At this point the system was reformed by Rab Butler, a name fellow fossils will remember. The government took responsibility for all the running costs of church schools, but the churches kept the right to appoint schools' boards of governors.

This was the arrangement with which colonial officials were familiar when Hong Kong got around to providing an education system. The religious-schools landscape, though, was rather different. In the UK, church schools traditionally catered for the children of members. In Hong Kong, this was not the case.

For many years, people in the US, and occasionally in other places, received calls from God to go to China to convert its inhabitants to the joys of Christianity. After 1949, foreign visitors with this purpose in mind were no longer welcome on the mainland. However, God's personnel department was still sending out the calls, so recipients tended to find their way to Hong Kong, which had the necessary population of heathen Chinese, functional sewers and freedom of religion.

So Hong Kong was kitted out with a very large number of religious schools, the purpose of which was not to cater to converts but to increase their number. These schools provide a much-needed service, but the arrangements for their government are anomalous. In the 1870s - or even the 1940s - in the UK, a board of governors chosen by the local branch of the Church of England could be expected to be representative of the parents of the pupils and the community they came from. Religious schools in the UK are still expected to cater for children of the relevant religion.

There have been some cases in which parents living near particularly desirable church schools had suspiciously well-timed bouts of religious enthusiasm, but in principle the pupils are being instructed by their own church members.

But in Hong Kong none of this happens because the religious schools are willing and indeed eager to recruit people of other religions in the hope that they can be persuaded to see the error of their ways. This is a bit rough on pupils who already have a perfectly good religion of their own.

It is difficult to do anything about this because the teachers concerned sincerely believe they are saving their pupils from perdition and the boards of governors are still dominated by church members who probably think this a good idea. Some are probably quite keen on intelligent design as well.

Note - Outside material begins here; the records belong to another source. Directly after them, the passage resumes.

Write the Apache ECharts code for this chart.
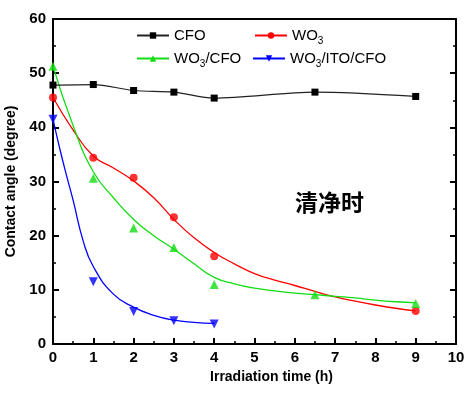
<!DOCTYPE html>
<html><head><meta charset="utf-8">
<script src="https://cdn.jsdelivr.net/npm/echarts@6/dist/echarts.min.js"></script>
<style>html,body{margin:0;padding:0;background:#fff}#c{width:470px;height:394px}</style>
</head><body><div id="c"></div>
<script>
// measured points
const cfoPts = [[0,47.8],[1,47.9],[2,46.8],[3,46.5],[4,45.4],[6.5,46.5],[9,45.7]];
const wo3Pts = [[0,45.5],[1,34.4],[2,30.7],[3,23.4],[4,16.2],[9,6.1]];
const wo3cfoPts = [[0,51.3],[1,30.6],[2,21.4],[3,17.8],[4,11.0],[6.5,9.1],[9,7.5]];
const itoPts = [[0,41.5],[1,11.5],[2,6.0],[3,4.3],[4,3.7]];
// fitted curves
const wo3Fit = [[0,45.5],[0.5,39.5],[1,34.7],[1.5,32.5],[2,30.1],[2.5,27],[3,23],[3.5,19.6],[4,16.9],[4.5,14.8],[5,13.0],[5.5,11.8],[6,10.8],[6.5,9.7],[7,8.7],[7.5,7.9],[8,7.2],[8.5,6.6],[9,6.1]];
const wo3cfoFit = [[0,51.3],[0.5,40.3],[1,31.8],[1.5,27],[2,23],[2.5,20],[3,17.5],[3.5,14.8],[4,12.3],[4.5,11.1],[5,10.3],[5.5,9.8],[6,9.4],[6.5,9.1],[7,8.8],[7.5,8.5],[8,8.1],[8.5,7.8],[9,7.6]];
const itoFit = [[0,41.5],[0.17,36],[0.34,31],[0.5,26.5],[0.75,19],[1,14.3],[1.5,9.2],[2,6.8],[2.5,5.3],[3,4.4],[3.5,4.0],[4,3.8]];
const xTicks = {min:0,max:10,interval:1};
const yTicks = {min:0,max:60,interval:10};
const names = ['CFO','WO3','WO3/CFO','WO3/ITO/CFO'];
const labels = {'CFO':'{a|CFO}','WO3':'{a|WO}{s|3}','WO3/CFO':'{a|WO}{s|3}{a|/CFO}','WO3/ITO/CFO':'{a|WO}{s|3}{a|/ITO/CFO}'};
const colors = ['#000000','#ff0000','#11dd11','#0000ff'];

const FONT = 'Liberation Sans, Arial, sans-serif';
const chart = echarts.init(document.getElementById('c'), null, {renderer:'canvas'});
const legendText = {fontFamily:FONT,fontSize:15,color:'#000',rich:{a:{fontFamily:FONT,fontSize:15,color:'#000'},s:{fontFamily:FONT,fontSize:10,color:'#000',padding:[11,0,0,0]}}};
function leg(name,left,top){return {data:[name],left:left,top:top,itemWidth:32,itemHeight:8,itemGap:0,padding:0,formatter:n=>labels[n],textStyle:legendText,selectedMode:false};}
const axisLine = {show:true,onZero:false,lineStyle:{color:'#000',width:2}};
chart.setOption({
  animation:false,
  grid:{left:53,right:14,top:19,bottom:50,containLabel:false,outerBoundsMode:'none'},
  title:{text:'清净时',left:295,top:191,padding:0,textStyle:{fontFamily:'Noto Sans CJK SC',fontSize:23,fontWeight:'bold',color:'#000'}},
  legend:[leg(names[0],136,28),leg(names[1],254,28),leg(names[2],136,51),leg(names[3],252,51)],
  xAxis:[{type:'value',min:xTicks.min,max:xTicks.max,interval:xTicks.interval,position:'bottom',
    name:'Irradiation time (h)',nameLocation:'middle',nameGap:26,
    nameTextStyle:{fontFamily:FONT,fontSize:14,fontWeight:'bold',color:'#000',padding:[0,0,0,34]},
    axisLine:axisLine,axisTick:{inside:true,length:6,lineStyle:{width:2,color:'#000'}},
    minorTick:{show:true,splitNumber:2,length:3,lineStyle:{width:1.5,color:'#000'}},
    axisLabel:{margin:6,fontFamily:FONT,fontSize:15,fontWeight:'bold',color:'#000'},splitLine:{show:false}},
   {type:'value',min:xTicks.min,max:xTicks.max,position:'top',axisLine:axisLine,axisTick:{show:false},axisLabel:{show:false},splitLine:{show:false}}],
  yAxis:[{type:'value',min:yTicks.min,max:yTicks.max,interval:yTicks.interval,position:'left',
    name:'Contact angle (degree)',nameLocation:'middle',nameGap:27,
    nameTextStyle:{fontFamily:FONT,fontSize:14,fontWeight:'bold',color:'#000'},
    axisLine:axisLine,axisTick:{inside:true,length:6,lineStyle:{width:2,color:'#000'}},
    minorTick:{show:true,splitNumber:2,length:3,lineStyle:{width:1.5,color:'#000'}},
    axisLabel:{margin:7,fontFamily:FONT,fontSize:15,fontWeight:'bold',color:'#000'},splitLine:{show:false}},
   {type:'value',min:yTicks.min,max:yTicks.max,interval:yTicks.interval,position:'right',
    axisLine:axisLine,axisTick:{inside:true,length:6,lineStyle:{width:2,color:'#000'}},
    minorTick:{show:true,splitNumber:2,length:3,lineStyle:{width:1.5,color:'#000'}},
    axisLabel:{show:false},splitLine:{show:false}}],
  series:[
    {name:'CFO',type:'line',data:cfoPts,smooth:0.3,symbol:'rect',symbolSize:7,color:colors[0],lineStyle:{width:1.2,color:'#222'},z:5},
    {name:'WO3',type:'line',data:wo3Fit,smooth:true,showSymbol:false,symbol:'circle',symbolSize:8,color:colors[1],lineStyle:{width:1.3}},
    {name:'WO3/CFO',type:'line',data:wo3cfoFit,smooth:true,showSymbol:false,symbol:'triangle',symbolSize:9,color:colors[2],lineStyle:{width:1.3}},
    {name:'WO3/ITO/CFO',type:'line',data:itoFit,smooth:true,showSymbol:false,symbol:'triangle',symbolRotate:180,symbolSize:9,color:colors[3],lineStyle:{width:1.3}},
    {type:'scatter',data:wo3Pts,symbol:'circle',symbolSize:8,itemStyle:{color:colors[1]},z:6},
    {type:'scatter',data:wo3cfoPts,symbol:'triangle',symbolSize:9,itemStyle:{color:colors[2]},z:6},
    {type:'scatter',data:itoPts,symbol:'triangle',symbolRotate:180,symbolSize:9,itemStyle:{color:colors[3]},z:6}
  ]
});
</script></body></html>
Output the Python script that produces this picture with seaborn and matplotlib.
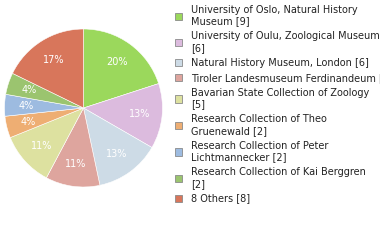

It seems that we now have a surplus of secondary schools. One of the more interesting offerings in last week's Post was the news that precarious schools were offering generous free gifts for new first-year students in an effort to keep their numbers up.

This is an opportunity to abandon the Darwinian approach that seems to be favoured by the education mandarins, in which survival is decided by the number of students joining the school each year. Instead, we could try to redesign the system so that it matches student needs more closely.

Religious education may be important, but then it should be provided in the student's religion, not that of the teacher or his school's board of governors. And if we don't have the guts for pruning, could we at least be more discriminating about new foundations? Hong Kong does not need any more church schools.